During World War II, neither did the Soviet Air Forces or Luftwaffe occupy Rujiena Airfield. It had a natural surface landing ground measuring approximately 500 x 250 meters. On 2 April, 1940, the Rūjiena Branch of the Latvian Aero Club celebrated its 5th anniversary. It was listed as a landeplatz (landing ground), and was shown as an unoccupied operational airfield in a 15 June 1941 reconnaissance photograph.
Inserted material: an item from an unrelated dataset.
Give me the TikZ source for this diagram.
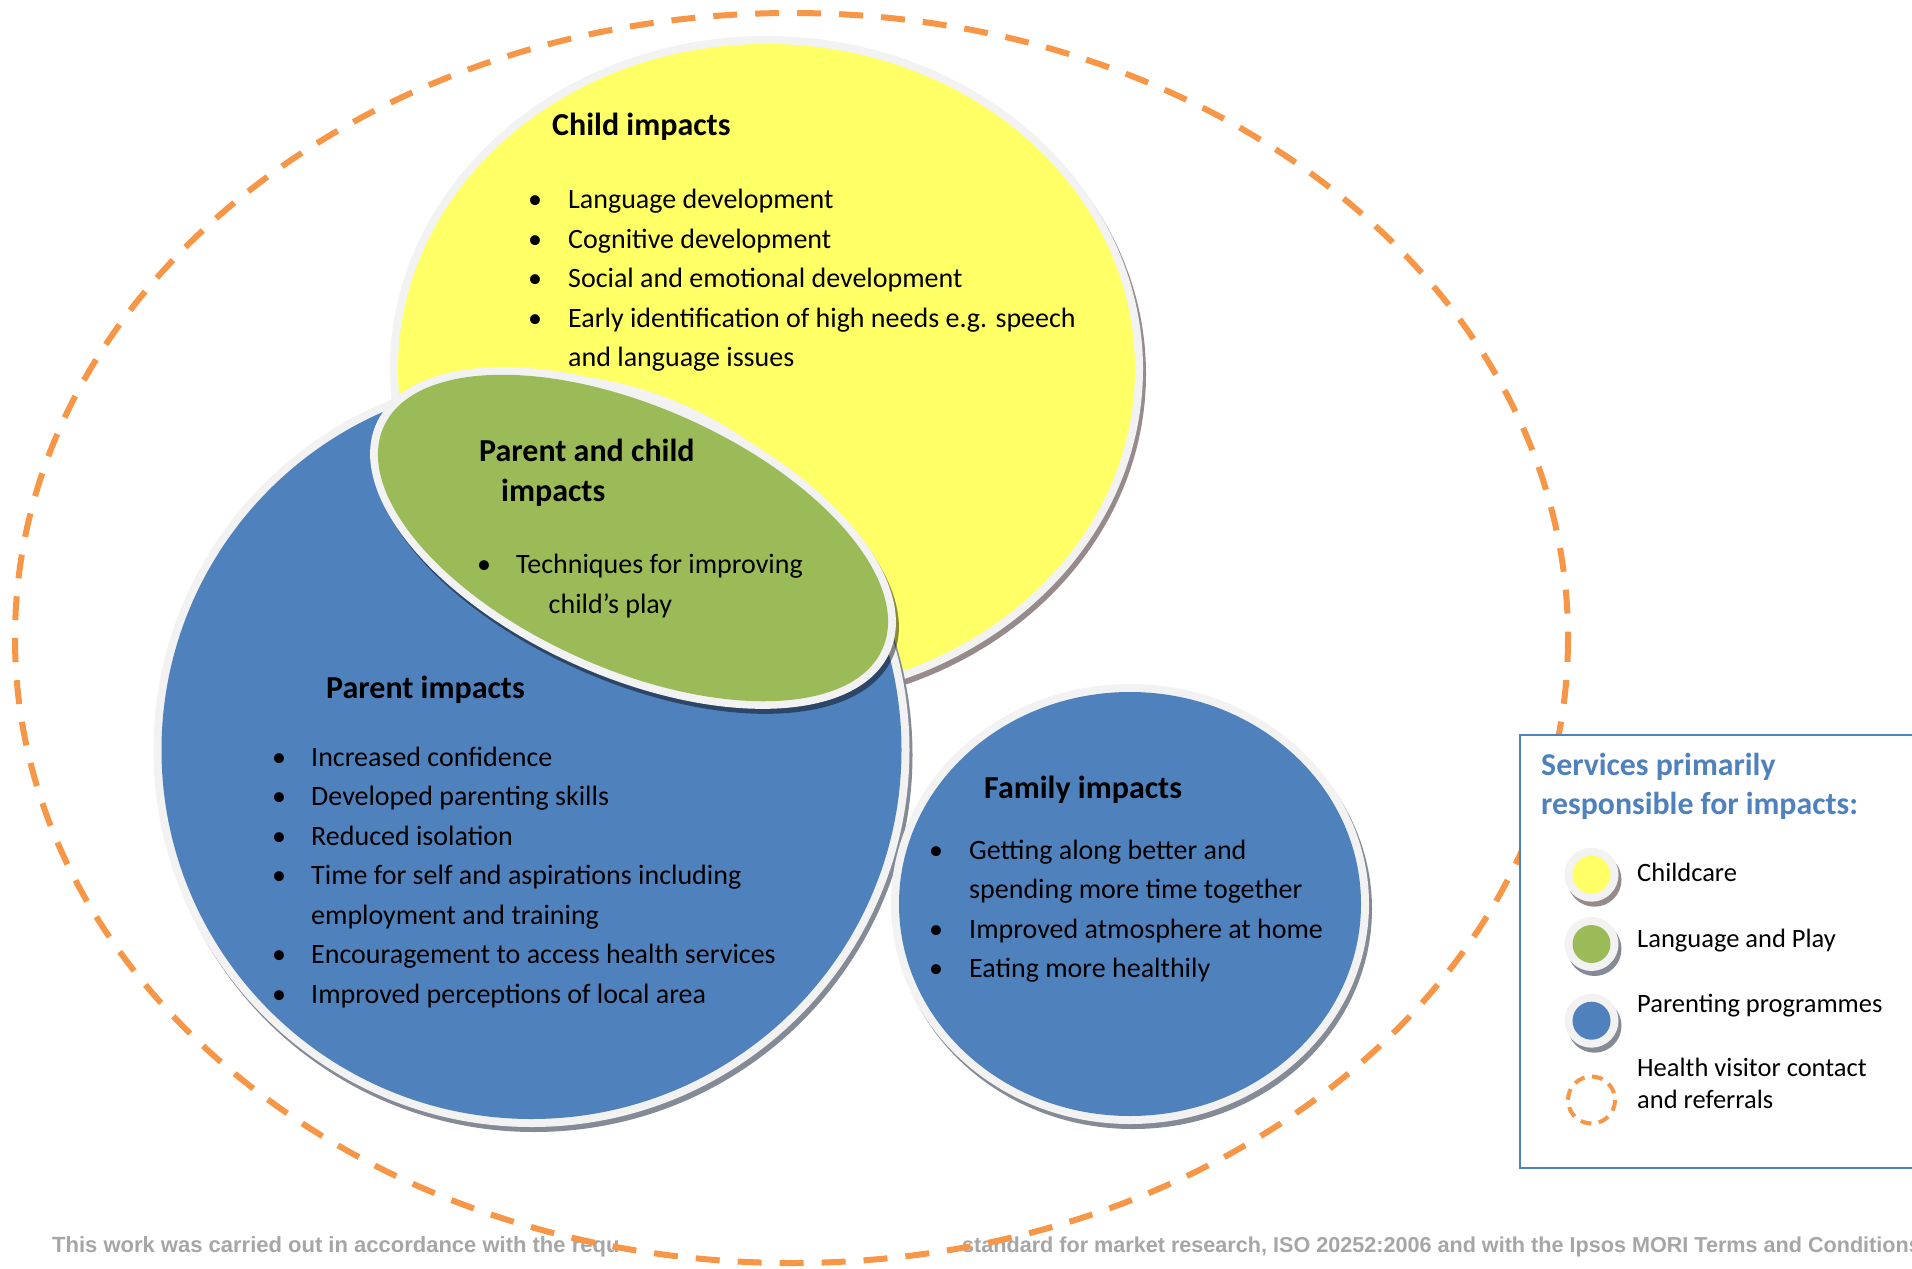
\documentclass[tikz,border=0pt]{standalone}
\usepackage{fontspec}
\setmainfont{Carlito}
\newfontfamily\footfont{Liberation Sans}
\definecolor{cyellow}{HTML}{FFFF66}
\definecolor{cgreen}{HTML}{9BBB59}
\definecolor{cblue}{HTML}{4F81BD}
\definecolor{rimgray}{HTML}{F2F2F2}
\definecolor{yshadow}{HTML}{978A8B}
\definecolor{bshadow}{HTML}{848B96}
\definecolor{hvorange}{HTML}{F79646}
\definecolor{footgray}{HTML}{A6A6A6}
% filled bubble with light rim and drop shadow: cx, cy, rx, ry, fill, shadow
\newcommand\drawbubble[6]{%
  \fill[#6, xshift=3pt, yshift=-5pt] (#1,#2) ellipse [x radius=#3, y radius=#4];
  \fill[rimgray] (#1,#2) ellipse [x radius=#3, y radius=#4];
  \fill[#5] (#1,#2) ellipse [x radius=#3-8, y radius=#4-8];}
\tikzset{
  body/.style={anchor=base west, inner sep=0pt, font=\fontsize{28}{34}\selectfont},
  dot/.style={anchor=base, inner sep=0pt, font=\fontsize{28}{34}\selectfont},
  head/.style={anchor=base west, inner sep=0pt, font=\bfseries\fontsize{32}{38}\selectfont},
  legtext/.style={anchor=base west, inner sep=0pt, font=\fontsize{26.5}{32}\selectfont},
  legtitle/.style={anchor=base west, inner sep=0pt, text=cblue, font=\bfseries\fontsize{31.8}{36}\selectfont},
  foot/.style={anchor=base west, inner sep=0pt, text=footgray, font=\footfont\bfseries\fontsize{22}{26}\selectfont},
  hvline/.style={draw=hvorange, line width=6pt, dash pattern=on 24pt off 18pt},
}
\begin{document}
\begin{tikzpicture}[x=1pt, y=-1pt]
\useasboundingbox (0,0) rectangle (1912,1269);
\fill[white] (0,0) rectangle (1912,1269);

% footer note
\node[foot] (footA) at (52,1252) {This work was carried out in accordance with the requ};
\node[foot, font=\footfont\bfseries\fontsize{21.6}{26}\selectfont] (footB) at (962,1252)
  {standard for market research, ISO 20252:2006 and with the Ipsos MORI Terms and Conditions};

% childcare bubble
\drawbubble{766.5}{369}{376.5}{333}{cyellow}{yshadow}
% parenting programmes bubble
\drawbubble{531.5}{750}{378}{377}{cblue}{bshadow}
% language and play ellipse
\fill[black, fill opacity=.45, xshift=3pt, yshift=-5pt, rotate around={-24:(633,538)}]
  (633,538) ellipse [x radius=281, y radius=139];
\fill[rimgray, rotate around={-24:(633,538)}]
  (633,538) ellipse [x radius=281, y radius=139];
\fill[cgreen, rotate around={-24:(633,538)}]
  (633,538) ellipse [x radius=273, y radius=131];
% family bubble
\drawbubble{1130}{904}{239}{220}{cblue}{bshadow}

% health visitor outline
\draw[hvline] (791.5,638) ellipse [x radius=776.5, y radius=625];

% child impacts
\node[head] (childT) at (552,135) {Child impacts};
\foreach \t [count=\i] in {Language development, Cognitive development,
    Social and emotional development, Early identification of high needs e.g. speech}
  \node[body] (child\i) at (568,{208.5+39.5*(\i-1)}) {\t};
\foreach \i in {1,...,4}
  \node[dot] (childb\i) at (535,{208.5+39.5*(\i-1)}) {•};
\node[body] (child5) at (568,366.5) {and language issues};

% parent and child impacts
\node[head] (pcT1) at (479,461.5) {Parent and child};
\node[head] (pcT2) at (501,501) {impacts};
\node[dot] (pcb1) at (484,573.3) {•};
\node[body] (pc1) at (516,573.3) {Techniques for improving};
\node[body] (pc2) at (548.5,613.3) {child’s play};

% parent impacts
\node[head] (parT) at (326,698.5) {Parent impacts};
\node[body] (par1) at (311,766.2) {Increased confidence};
\node[body] (par2) at (311,805.7) {Developed parenting skills};
\node[body] (par3) at (311,845.2) {Reduced isolation};
\node[body] (par4) at (311,884.7) {Time for self and aspirations including};
\node[body] (par5) at (311,924.2) {employment and training};
\node[body] (par6) at (311,963.7) {Encouragement to access health services};
\node[body] (par7) at (311,1003.2) {Improved perceptions of local area};
\foreach \i in {1,2,3,4,6,7}
  \node[dot] (parb\i) at (279,{766.2+39.5*(\i-1)}) {•};

% family impacts
\node[head] (famT) at (984,798.5) {Family impacts};
\node[body] (fam1) at (969,859.5) {Getting along better and};
\node[body] (fam2) at (969,898.9) {spending more time together};
\node[body] (fam3) at (969,938.3) {Improved atmosphere at home};
\node[body] (fam4) at (969,977.7) {Eating more healthily};
\foreach \i in {1,3,4}
  \node[dot] (famb\i) at (936,{859.5+39.4*(\i-1)}) {•};

% legend
\draw[cblue, line width=2pt, fill=white] (1520,735) rectangle (1930,1168);
\node[legtitle] (legT1) at (1541,775) {Services primarily};
\node[legtitle] (legT2) at (1541,814) {responsible for impacts:};
\drawbubble{1591.5}{874.7}{27}{27}{cyellow}{yshadow}
\drawbubble{1591.5}{944}{27}{27}{cgreen}{bshadow}
\drawbubble{1591.5}{1020.7}{27}{27}{cblue}{bshadow}
\draw[hvorange, line width=4pt, dash pattern=on 11pt off 7.5pt] (1591.5,1100) circle [radius=23.5];
\node[legtext] (leg1) at (1637,881.7) {Childcare};
\node[legtext] (leg2) at (1637,947.7) {Language and Play};
\node[legtext] (leg3) at (1637,1012.3) {Parenting programmes};
\node[legtext] (leg4) at (1637,1076.7) {Health visitor contact};
\node[legtext] (leg5) at (1637,1108.3) {and referrals};
\end{tikzpicture}
\end{document}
After the war, Rujiena Airfield resumed operations as a civilian airfield, and a route between Rūjiena and Riga was inaugurated by 1948. The route was popular among its residents, and it gained public support. In June 1948, a decision was made to further develop the airfield, and the route was temporarily suspended. Farmers from surrounding parishes on horse teams and foot took part in construction work along with the Rūjiena-Terneja Machine-Tractor Station. Extensive earthworks and land-reclamation was carried out.